What Is Trunk-Based Development? A Complete Guide

Long-lived feature branches can look like a safe way to organise software development, but they often create trouble later.
The longer code sits in isolation, the more likely it is to drift away from the main codebase, which leads to integration issues, painful merge conflicts, slower feedback, and release anxiety when it is finally time to merge code and deploy.
Trunk-based development is the branching strategy many high-performing development teams use to avoid that pattern. Instead of letting developers work in separate branches for days or weeks, trunk-based development enables code integration to happen continuously.
Developers commit small changes to a shared main branch, keep the build green, and treat the code base as something that should stay production-ready.
In this guide, we’ll cover what trunk-based development is, how it works with CI/CD, the main benefits, the common pitfalls, and why feature flags help teams practise it safely.
What is trunk-based development?
Trunk-based development is a branching strategy where all developers commit small, incremental code changes to a single shared branch, usually called trunk, main, or mainline, at least once a day. Instead of building features in isolation for long periods, developers integrate frequently into a single main trunk.
In practical terms, the best trunk-based development definition is breaking work into the smallest useful unit and delivering code in short steps. Rather than waiting until a feature is completely finalised, developers commit progress continuously so the main codebase stays current and integration problems stay small.
That does not mean branches disappear completely.
Teams can still use short-lived branches where needed, but they should last only a few hours or, at most, a day or two. The key rule is that no branch should live long enough to diverge meaningfully from the trunk branch. Once a feature branch becomes a long-lived feature branch, the team reintroduces the same problems that trunk-based development is meant to solve.
Here’s a simple visualisation of what the trunk-based development workflow looks like.

Branch lifespan is the main factor that makes trunk-based development different from feature-based development or Gitflow.
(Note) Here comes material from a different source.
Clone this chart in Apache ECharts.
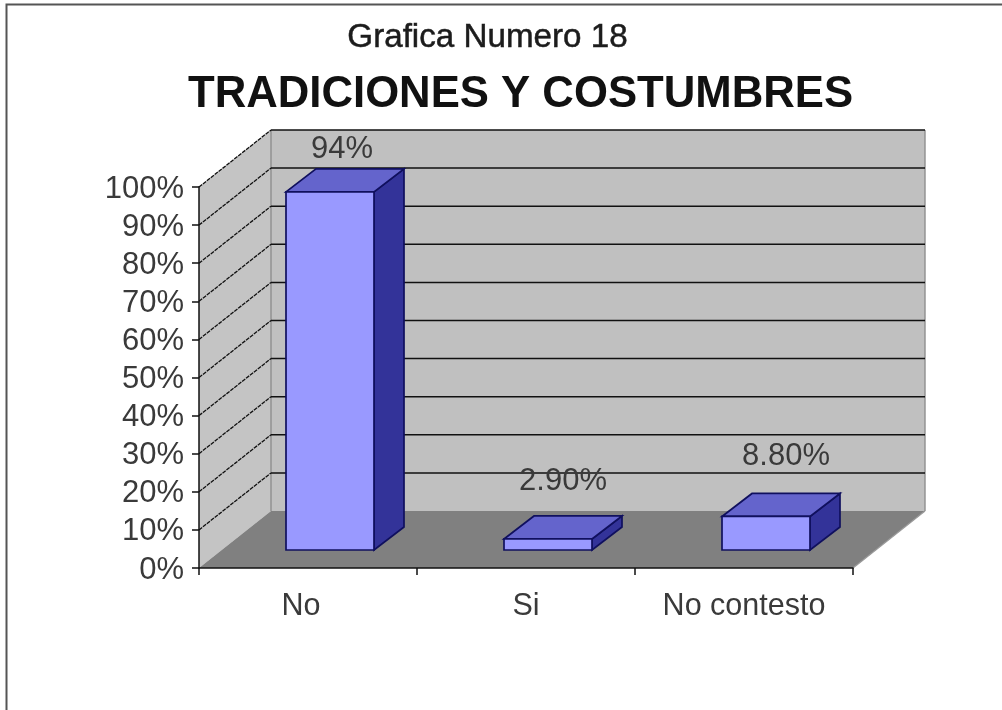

In those branching models, developers create separate branches for features, release branch work, and hotfixes. Over time, those separate branches create more branches, more coordination overhead, and larger merge branches to reconcile.
The key factor is that Gitflow can lead to code freezes, release hardening phases, and the kind of merge challenges that slow down software delivery.
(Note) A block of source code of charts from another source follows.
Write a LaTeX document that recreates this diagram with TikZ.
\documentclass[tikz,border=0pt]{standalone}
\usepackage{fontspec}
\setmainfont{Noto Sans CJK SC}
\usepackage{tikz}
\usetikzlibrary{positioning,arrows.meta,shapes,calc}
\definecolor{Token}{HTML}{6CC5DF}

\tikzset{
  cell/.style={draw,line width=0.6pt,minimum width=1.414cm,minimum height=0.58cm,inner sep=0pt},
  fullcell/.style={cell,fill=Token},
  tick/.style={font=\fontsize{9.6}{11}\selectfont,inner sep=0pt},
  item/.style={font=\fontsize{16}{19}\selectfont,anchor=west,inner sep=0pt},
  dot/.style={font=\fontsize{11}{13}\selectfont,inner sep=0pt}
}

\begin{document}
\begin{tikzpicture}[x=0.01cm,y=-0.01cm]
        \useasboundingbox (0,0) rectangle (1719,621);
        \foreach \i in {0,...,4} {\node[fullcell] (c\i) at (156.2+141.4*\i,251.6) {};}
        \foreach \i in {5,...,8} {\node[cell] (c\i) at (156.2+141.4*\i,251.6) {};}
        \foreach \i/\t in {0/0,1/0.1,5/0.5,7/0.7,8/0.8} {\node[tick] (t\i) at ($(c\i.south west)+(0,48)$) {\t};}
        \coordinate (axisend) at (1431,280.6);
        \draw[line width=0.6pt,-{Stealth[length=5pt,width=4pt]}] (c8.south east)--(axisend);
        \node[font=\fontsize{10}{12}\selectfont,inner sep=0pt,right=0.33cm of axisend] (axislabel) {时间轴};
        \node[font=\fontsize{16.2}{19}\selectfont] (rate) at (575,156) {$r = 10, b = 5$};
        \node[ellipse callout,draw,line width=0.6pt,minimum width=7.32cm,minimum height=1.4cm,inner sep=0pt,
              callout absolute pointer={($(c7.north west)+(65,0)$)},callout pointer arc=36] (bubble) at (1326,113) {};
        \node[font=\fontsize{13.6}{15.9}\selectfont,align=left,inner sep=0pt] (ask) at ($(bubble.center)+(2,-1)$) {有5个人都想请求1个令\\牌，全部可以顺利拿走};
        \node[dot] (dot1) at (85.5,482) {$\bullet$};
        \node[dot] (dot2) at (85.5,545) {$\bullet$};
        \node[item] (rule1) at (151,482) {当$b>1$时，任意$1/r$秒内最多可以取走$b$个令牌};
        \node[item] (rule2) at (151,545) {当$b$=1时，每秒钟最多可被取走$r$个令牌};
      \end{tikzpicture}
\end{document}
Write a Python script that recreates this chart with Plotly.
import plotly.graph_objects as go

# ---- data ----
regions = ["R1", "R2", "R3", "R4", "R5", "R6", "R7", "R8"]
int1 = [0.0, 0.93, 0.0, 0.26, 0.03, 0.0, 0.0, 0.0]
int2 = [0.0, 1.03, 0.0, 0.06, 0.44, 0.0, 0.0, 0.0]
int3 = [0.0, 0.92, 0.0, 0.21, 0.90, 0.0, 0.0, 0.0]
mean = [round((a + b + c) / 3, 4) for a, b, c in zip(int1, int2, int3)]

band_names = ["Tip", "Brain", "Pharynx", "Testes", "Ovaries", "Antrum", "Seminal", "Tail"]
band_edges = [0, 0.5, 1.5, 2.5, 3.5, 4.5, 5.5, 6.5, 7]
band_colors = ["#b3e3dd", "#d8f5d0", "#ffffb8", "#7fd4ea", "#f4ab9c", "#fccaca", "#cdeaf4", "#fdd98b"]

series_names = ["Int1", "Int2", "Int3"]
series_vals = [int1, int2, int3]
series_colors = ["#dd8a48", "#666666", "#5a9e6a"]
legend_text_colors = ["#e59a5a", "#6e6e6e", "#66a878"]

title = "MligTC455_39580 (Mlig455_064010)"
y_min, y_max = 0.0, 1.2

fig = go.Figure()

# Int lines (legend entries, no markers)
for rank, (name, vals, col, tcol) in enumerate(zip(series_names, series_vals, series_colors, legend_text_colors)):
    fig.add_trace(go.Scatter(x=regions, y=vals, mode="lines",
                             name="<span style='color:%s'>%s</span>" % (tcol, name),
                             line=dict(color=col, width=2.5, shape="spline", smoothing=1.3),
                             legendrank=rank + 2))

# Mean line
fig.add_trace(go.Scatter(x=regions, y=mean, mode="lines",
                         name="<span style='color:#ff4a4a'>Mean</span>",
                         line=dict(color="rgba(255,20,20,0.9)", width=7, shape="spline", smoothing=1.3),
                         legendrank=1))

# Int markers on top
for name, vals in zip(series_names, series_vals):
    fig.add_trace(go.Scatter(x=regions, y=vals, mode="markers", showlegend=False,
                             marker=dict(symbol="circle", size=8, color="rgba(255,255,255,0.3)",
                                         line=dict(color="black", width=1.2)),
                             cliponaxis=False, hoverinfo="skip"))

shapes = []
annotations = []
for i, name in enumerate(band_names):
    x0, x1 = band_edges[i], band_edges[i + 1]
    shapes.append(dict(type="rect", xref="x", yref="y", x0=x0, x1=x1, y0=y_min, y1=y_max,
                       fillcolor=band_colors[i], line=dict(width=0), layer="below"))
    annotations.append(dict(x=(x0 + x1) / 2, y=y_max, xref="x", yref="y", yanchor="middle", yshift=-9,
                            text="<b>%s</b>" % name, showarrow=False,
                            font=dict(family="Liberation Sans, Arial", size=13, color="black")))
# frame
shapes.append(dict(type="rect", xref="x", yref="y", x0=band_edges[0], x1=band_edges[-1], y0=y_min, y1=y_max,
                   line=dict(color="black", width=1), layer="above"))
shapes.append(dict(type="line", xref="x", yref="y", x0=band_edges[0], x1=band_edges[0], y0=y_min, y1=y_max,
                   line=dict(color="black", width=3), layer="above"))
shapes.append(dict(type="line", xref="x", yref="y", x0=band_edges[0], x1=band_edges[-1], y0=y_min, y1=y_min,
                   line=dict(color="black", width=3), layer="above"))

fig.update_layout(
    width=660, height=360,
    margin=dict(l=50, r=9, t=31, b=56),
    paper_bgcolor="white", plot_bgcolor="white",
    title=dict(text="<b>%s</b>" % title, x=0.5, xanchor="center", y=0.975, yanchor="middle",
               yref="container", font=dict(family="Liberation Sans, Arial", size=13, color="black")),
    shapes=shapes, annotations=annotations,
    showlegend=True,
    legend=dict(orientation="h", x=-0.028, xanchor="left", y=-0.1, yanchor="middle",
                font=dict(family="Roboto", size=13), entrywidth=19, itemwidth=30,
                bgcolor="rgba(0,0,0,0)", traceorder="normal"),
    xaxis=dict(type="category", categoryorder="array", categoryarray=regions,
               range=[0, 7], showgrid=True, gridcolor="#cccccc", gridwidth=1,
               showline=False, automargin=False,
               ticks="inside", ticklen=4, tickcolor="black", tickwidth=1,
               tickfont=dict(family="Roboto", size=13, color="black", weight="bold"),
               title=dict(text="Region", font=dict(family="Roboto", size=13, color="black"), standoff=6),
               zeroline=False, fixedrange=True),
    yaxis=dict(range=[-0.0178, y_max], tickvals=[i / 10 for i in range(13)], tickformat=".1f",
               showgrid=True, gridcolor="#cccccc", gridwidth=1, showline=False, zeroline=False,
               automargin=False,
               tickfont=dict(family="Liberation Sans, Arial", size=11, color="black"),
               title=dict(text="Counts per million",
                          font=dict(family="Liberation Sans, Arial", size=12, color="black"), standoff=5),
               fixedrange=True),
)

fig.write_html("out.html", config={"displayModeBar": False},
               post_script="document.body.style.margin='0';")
Here’s a visualisation of the Gitflow process.

That contrast between trunk-based development vs. Gitflow is what drives home its value. The next question is how the development process works in practice.
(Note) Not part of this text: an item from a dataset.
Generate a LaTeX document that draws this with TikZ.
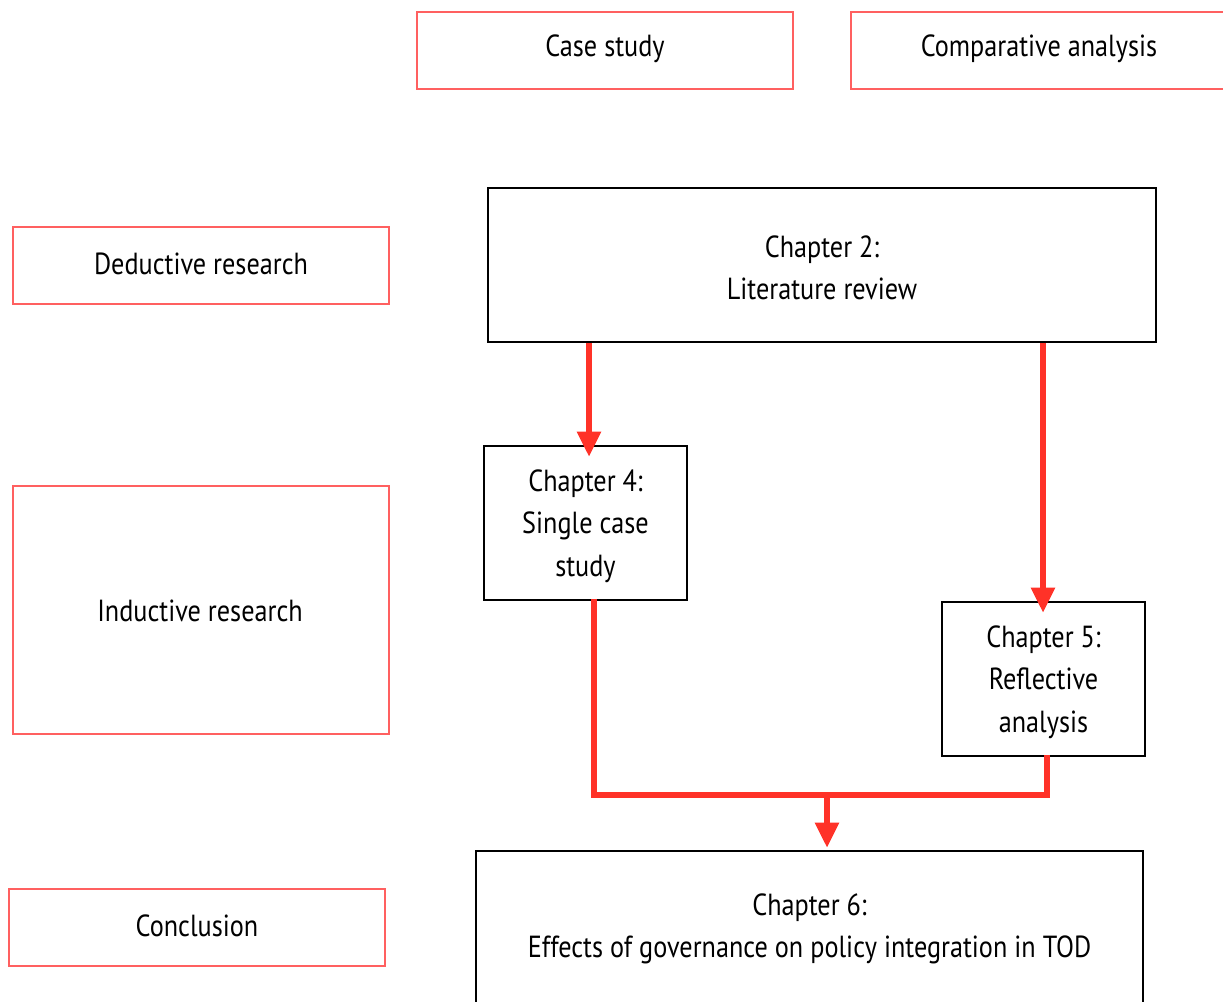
\documentclass[tikz,border=0pt]{standalone}
\usepackage{fontspec}
\setmainfont{PT Sans}[FakeStretch=0.86]
\usetikzlibrary{arrows.meta}
\definecolor{boxred}{RGB}{255,96,96}
\definecolor{flowred}{RGB}{255,50,40}
\begin{document}
\begin{tikzpicture}[x=1pt,y=-1pt,
  every node/.style={font=\fontsize{30.5}{42.5}\selectfont, align=center, inner sep=0pt},
  labelbox/.style={draw=boxred, line width=2.6pt},
  chapbox/.style={draw=black, line width=2.6pt},
  flow/.style={draw=flowred, line width=5.5pt, -{Triangle[width=23pt,length=25pt]}},
  flowline/.style={draw=flowred, line width=5.5pt, line cap=rect}]
\clip (0,0) rectangle (1223,1001);
\fill[white] (0,0) rectangle (1223,1001);

% method boxes (left column and top row)
\draw[labelbox] (417,12) rectangle (793,89);
\node (case) at (605,49) {Case study};
\draw[labelbox] (851,12) rectangle (1240,89);
\node (comp) at (1039,49) {Comparative analysis};
\draw[labelbox] (13,227) rectangle (389,304);
\node (ded) at (201,264) {Deductive research};
\draw[labelbox] (13,486) rectangle (389,734);
\node (ind) at (200,611) {Inductive research};
\draw[labelbox] (9,889) rectangle (385,966);
\node (conc) at (197,926) {Conclusion};

% chapter boxes
\node[chapbox, minimum width=668pt, minimum height=154pt] (ch2) at (822,265) {};
\node (ch2t) at (822,268) {Chapter 2:\\Literature review};
\node[chapbox, minimum width=203pt, minimum height=154pt] (ch4) at (585.5,523) {};
\node (ch4t) at (585.5,526) {Chapter 4:\\Single case\\study};
\node[chapbox, minimum width=203pt, minimum height=154pt] (ch5) at (1043.5,679) {};
\node (ch5t) at (1043.5,682) {Chapter 5:\\Reflective\\analysis};
\node[chapbox, minimum width=667pt, minimum height=170pt] (ch6) at (809.5,936) {};
\node (ch6t) at (809.5,929) {Chapter 6:\\Effects of governance on policy integration in TOD};

% flows
\draw[flow] (ch2.south -| 589,0) -- ([yshift=-12pt]ch4.north -| 589,0);
\draw[flow] (ch2.south -| 1043,0) -- ([yshift=-12pt]ch5.north -| 1043,0);
\coordinate (join) at (827,795);
\draw[flowline] (ch4.south -| 594,0) |- (join) -| (ch5.south -| 1047,0);
\draw[flow] (join) -- ([yshift=2pt]ch6.north -| 827,0);
\end{tikzpicture}
\end{document}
How trunk-based development works
When used on a daily basis, trunk-based development is less about a specific Git command and more about a working rhythm.
Developers work in small batches, and each commit should represent a meaningful but limited unit of progress. That could be a refactor, a new API endpoint, a backwards-compatible schema change, a test, or a partial UI change hidden from users.
Because the batches are small, developers commit frequently. Some teams commit directly to the main branch. Others use short-lived feature branches and merge code back quickly through lightweight pull requests.
Either way, the rule is the same: daily merges into the single main branch are normal, and long delays are not.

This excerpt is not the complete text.